Martin Van Buren’s Liberty 1837-1841—Martin Van Buren had been a widower for nearly two decades prior to taking over the reins of the presidency in 1837. As such, the eighth president coin’s obverse depicts the image that appeared on the Liberty Seated Dime that was widely circulated between 1837 and 1891.

2007 Coins Released into Series

Martha Washington 1789-1797—the nation’s first First Spouse, Martha Washington’s commemorative coin depicts the future First Lady darning one of her husband’s uniform coats. Her presence in the winter camps of the Continental Army at Morristown, New Jersey and Valley Forge, Pennsylvania was instrumental in lifting the battered morale of George Washington’s rag-tag army.

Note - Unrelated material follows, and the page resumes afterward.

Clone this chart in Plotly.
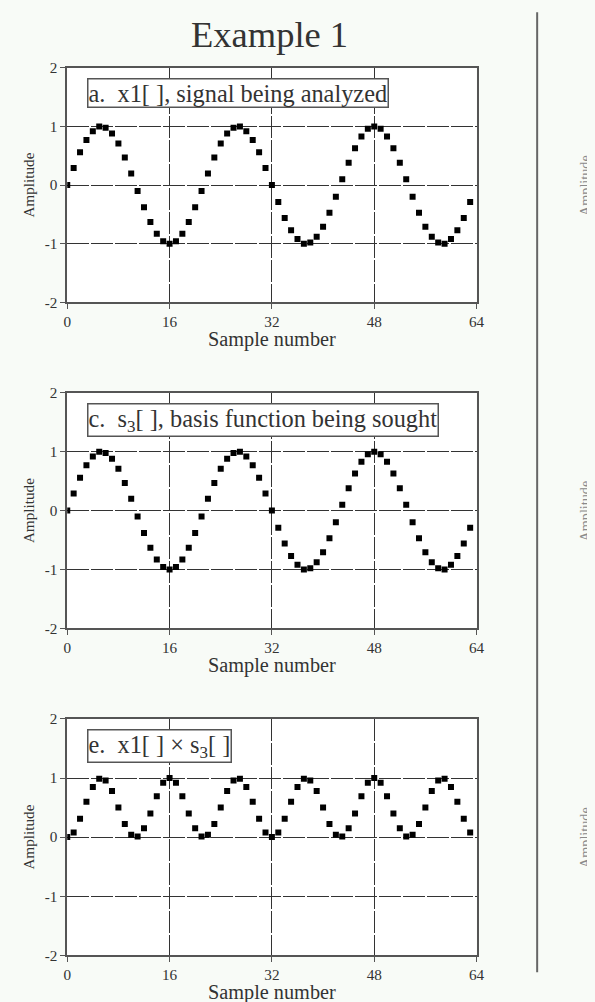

Abigail Adams 1797-1801—blessed with a sharp mind and a savvy political outlook, Abigail Adams is rightly considered the nation’s first feminist, who reportedly told her husband as he departed for the First Continental Congress that he and his colleagues should “Remember the Ladies” in all of their proceedings. Throughout their public life together, the couple maintained a brisk correspondence during their long absences, which is recognized on the coin’s reverse side that shows the nation’s second First Lady penning a letter to her absent husband.

Thomas Jefferson’s Liberty 1801-1809—Thomas Jefferson won the presidency 18-years following the death of his wife Martha. As such, the front of the coin depicts the image used on the Draped Bust Half-Cent coin in use between 1800 and 1808. The reverse side displays the final words that the author of the Declaration of Independence had chiseled onto his gravestone.

Dolley Madison 1809-1817—enshrined herself in the American national consciousness on the night of August 24, 1814 when the First Lady interrupted her plans for an elaborate state dinner upon word that a column of British soldiers were marching on the capital city. Dolley Madison organized the collection and removal of the cabinet papers, Executive Mansion silverware, and most famously saved the Gilbert Stuart portrait of George Washington, which still sits in the White House until this very day.